Non-dispensationalists like Grudem do not find that Daniel 9 and related passages provide evidence of a literal, fixed-length peace treaty with Israel. Rather, the signs he sees taught in Scripture that must be fulfilled prior to Christ's Second Coming are the following:
- Preaching of the Gospel to all nations (Mark 13:10)
- Probably not fulfilled, but possible in light of Paul's language in Colossians 1:5–6, "in the whole world."
- Great tribulation (Mark 13:7–8)
- Probably not fulfilled, but possible that it was fulfilled in the fall of Jerusalem (AD 66–70).
- False prophets (Mark 13:22)
- Probably not fulfilled, but it may have been fulfilled in the many examples of false prophets that have arisen throughout Christian history.
- Signs in the heavens (Mark 13:24–25)
- Almost certainly not fulfilled. However, "they could occur very quickly," on the order of minutes or hours, and thus this does not suggest that Christ could not return at any time.
- Appearance of the Man of Lawlessness (2 Thessalonians 2:1–10)
- Probably not fulfilled, but it is still possible that the "man of lawlessness" could refer to a historical figure, whether a Roman emperor or a Hitler/Stalin.
- All Israel to be saved (Romans 11:26)
- Probably not fulfilled, but perhaps Paul referred simply to the kind of Jewish conversion to Christianity that we have seen throughout church history.
Given this analysis, Grudem concludes that Christ's return is imminent, and that the only the unfulfilled "signs in the heavens" could be used as a predictor. However, because they may last only an extremely brief time, we must admit that Christ could return at any time, and we cannot predict his coming:
The only sign that seems certainly not to have occurred, the darkening of the sun and moon and the falling of the stars, could occur within the space of a few minutes, and therefore it seems appropriate to say that Christ could now return at any hour of the day or night. (Systematic Theology, chapter 54)

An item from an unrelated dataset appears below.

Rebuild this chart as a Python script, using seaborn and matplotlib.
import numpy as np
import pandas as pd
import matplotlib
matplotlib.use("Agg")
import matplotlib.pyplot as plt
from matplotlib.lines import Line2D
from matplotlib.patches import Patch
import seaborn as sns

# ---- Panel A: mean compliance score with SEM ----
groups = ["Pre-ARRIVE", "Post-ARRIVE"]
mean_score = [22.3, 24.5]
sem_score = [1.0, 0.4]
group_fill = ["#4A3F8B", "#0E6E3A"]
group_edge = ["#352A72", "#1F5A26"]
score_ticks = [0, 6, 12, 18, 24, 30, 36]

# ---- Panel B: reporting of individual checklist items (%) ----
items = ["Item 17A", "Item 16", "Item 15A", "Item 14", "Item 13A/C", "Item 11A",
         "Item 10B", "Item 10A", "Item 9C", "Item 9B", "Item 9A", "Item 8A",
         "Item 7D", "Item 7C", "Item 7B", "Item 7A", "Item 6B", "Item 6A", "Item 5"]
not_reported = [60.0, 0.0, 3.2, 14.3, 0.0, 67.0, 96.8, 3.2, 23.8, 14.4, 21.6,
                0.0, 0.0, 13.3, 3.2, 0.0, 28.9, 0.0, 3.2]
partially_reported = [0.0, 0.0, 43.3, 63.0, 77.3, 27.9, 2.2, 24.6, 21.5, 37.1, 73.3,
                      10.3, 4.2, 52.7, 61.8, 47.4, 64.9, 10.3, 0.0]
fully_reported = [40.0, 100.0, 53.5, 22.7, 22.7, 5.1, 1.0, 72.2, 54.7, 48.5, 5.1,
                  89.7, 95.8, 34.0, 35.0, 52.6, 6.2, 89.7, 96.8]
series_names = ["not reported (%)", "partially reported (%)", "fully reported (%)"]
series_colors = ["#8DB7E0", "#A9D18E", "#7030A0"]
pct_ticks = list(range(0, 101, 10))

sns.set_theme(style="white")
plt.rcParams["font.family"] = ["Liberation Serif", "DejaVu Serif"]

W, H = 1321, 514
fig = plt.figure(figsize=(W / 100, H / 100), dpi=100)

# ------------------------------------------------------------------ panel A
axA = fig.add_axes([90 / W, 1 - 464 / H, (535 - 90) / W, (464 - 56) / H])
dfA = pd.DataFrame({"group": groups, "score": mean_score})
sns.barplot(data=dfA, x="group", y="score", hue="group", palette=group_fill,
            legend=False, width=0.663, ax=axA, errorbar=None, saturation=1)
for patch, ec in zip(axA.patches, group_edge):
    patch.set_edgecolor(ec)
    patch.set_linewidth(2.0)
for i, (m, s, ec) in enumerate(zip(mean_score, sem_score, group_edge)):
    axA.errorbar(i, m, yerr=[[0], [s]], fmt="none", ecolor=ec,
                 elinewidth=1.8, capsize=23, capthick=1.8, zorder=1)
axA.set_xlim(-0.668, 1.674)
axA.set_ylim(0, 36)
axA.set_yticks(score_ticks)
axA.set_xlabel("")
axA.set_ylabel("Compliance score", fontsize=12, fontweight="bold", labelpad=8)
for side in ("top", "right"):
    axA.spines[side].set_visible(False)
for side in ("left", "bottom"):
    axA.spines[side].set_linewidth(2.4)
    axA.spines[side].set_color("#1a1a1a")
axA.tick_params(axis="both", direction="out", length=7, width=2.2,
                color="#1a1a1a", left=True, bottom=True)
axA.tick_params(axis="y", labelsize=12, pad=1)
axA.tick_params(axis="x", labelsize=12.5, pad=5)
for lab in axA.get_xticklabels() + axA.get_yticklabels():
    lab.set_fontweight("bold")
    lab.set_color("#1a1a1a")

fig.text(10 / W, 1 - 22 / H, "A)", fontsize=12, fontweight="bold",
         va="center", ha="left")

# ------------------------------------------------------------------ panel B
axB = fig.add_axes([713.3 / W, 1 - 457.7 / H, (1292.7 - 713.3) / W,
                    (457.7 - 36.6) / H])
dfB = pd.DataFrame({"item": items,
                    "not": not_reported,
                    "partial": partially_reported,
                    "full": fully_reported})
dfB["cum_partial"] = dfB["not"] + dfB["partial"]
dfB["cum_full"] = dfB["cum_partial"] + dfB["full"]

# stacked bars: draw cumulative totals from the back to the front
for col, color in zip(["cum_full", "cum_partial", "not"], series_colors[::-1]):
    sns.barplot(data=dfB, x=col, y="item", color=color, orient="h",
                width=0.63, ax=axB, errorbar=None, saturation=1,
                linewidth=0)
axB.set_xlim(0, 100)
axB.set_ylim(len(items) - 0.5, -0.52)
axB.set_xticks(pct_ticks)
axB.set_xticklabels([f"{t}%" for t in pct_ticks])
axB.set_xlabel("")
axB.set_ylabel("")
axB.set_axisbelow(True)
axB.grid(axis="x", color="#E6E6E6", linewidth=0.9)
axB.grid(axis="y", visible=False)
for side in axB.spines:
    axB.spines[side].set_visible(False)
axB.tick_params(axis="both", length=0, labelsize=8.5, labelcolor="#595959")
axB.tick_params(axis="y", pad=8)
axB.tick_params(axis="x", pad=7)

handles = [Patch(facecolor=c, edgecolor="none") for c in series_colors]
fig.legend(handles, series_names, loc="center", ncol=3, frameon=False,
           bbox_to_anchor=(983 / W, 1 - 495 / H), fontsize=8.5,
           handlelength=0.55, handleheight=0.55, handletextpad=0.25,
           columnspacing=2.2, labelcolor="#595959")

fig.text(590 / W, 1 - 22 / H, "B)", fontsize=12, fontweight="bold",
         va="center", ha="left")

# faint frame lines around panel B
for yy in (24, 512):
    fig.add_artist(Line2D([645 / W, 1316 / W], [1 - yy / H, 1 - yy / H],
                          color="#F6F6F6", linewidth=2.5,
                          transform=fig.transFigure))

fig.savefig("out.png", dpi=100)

Ladd's approach is similar. Dealing with Jesus's predictions in the Olivet Discourse, he writes:
The Olivet Discourse describes no signs by which the end can be calculated. [...] False messiahs will arise; wars will occur; "but the end is not yet" (Mark 13:7). These events are not signs of an imminent end; they will occur, but the end delays. Rather than being signs of the end, they are only "the beginning of woes" (Mark 13:8) which will mark the entire age. (The Presence of the Future, 326–27)
Ladd thus sees "no conflict between the Olivet Discourse and Jesus'saying that the end will come without signs which can be calculated." Other signs that he accepts, like that of the Gospel being preached to all nations, can't be used for calculations either, since it is difficult to know when they are fulfilled.
Post-tribulation premillennialists, and more generally most non-dispensationalists, are hesitant to literally interpret the Bible's apocalyptic passages. Thus, they typically do not see any of the events signalling the return of Christ to be sufficiently specific as to allow anyone to calculate the date of Christ's return.
Thus, Matthew 24:36 and similar passages do not need to be explained: "Post-tribs" hold that Jesus is clearly teaching that no man can know the day or the hour, and neither can any man predict it on the basis of the fulfillment of signs.